Wednesday, March 10, 2010

Thur. March 4, 2010

Students turned in their first draft of the Project 2.1 assignment. Additionally, I asked them to bring in three total copies so we could workshop papers. In work shopping, I put specific questions on the board for them to answer. I prefaced their peer work with the notion of not just saying "good" or "bad", but actually offering substantial feedback. For example, one question called for students not to just list the writer's purpose, but give a thoughtful sentence that summarizes the writer's purpose. Also, they had to list the actual aspects that created each person's community. In other words, the paper focuses on community identity and how this identity is constructed and conveyed to the world at large. They had to use outside sources, scholarly and non-scholarly, and Said to build their argument, so the peer reviewer was called upon to examine and critique whether or not these tasks were effectively accomplished. Further, I called attention to the fact that this exercise is also an attempt for them to build their own critical muscles so they can go home and do the same critiquing of their own papers. In regards to actual progress, I found they worked hard and critiqued well. Many students wrote significant feedback.

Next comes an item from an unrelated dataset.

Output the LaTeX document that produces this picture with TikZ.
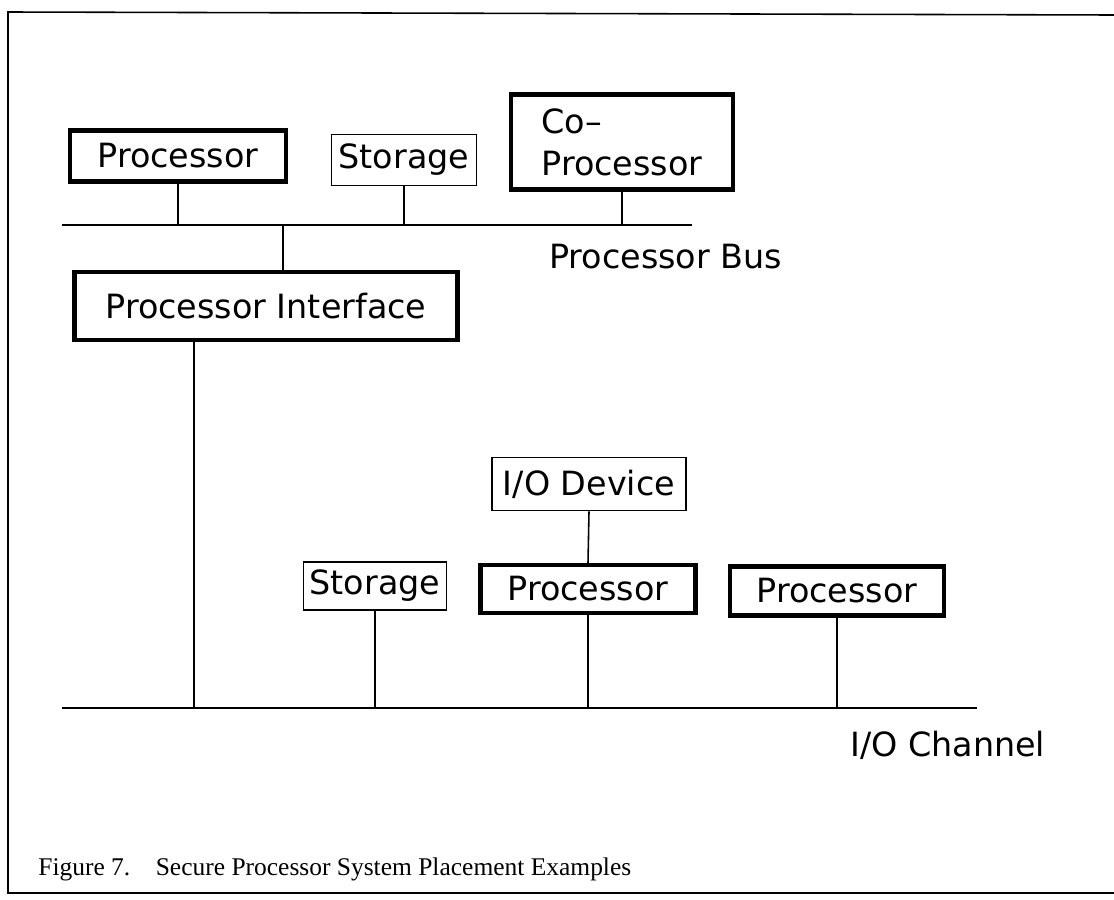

I experimented today. I've found many students rely on cliches to try and convey their points. So as a group, we brainstormed cliches and I asked two students to write the cliches on the board. After many good laughs, I pulled a sentence from a student paper and put it on the board. It read, "Sometimes, this is when volunteer spirit has to kick in and we have to do the right thing." I asked students to identify the cliches and see if they could replace these instances with more specific language, language that "really " says what they mean. I thought they did a terrific job of taking in the notion of saying what they mean rather than relying on out-worn phrases. Most took the notion to their peer-reviewing work and began seeing where cliches were limiting them. In the end, I was pleased by our progress and the connections we're making.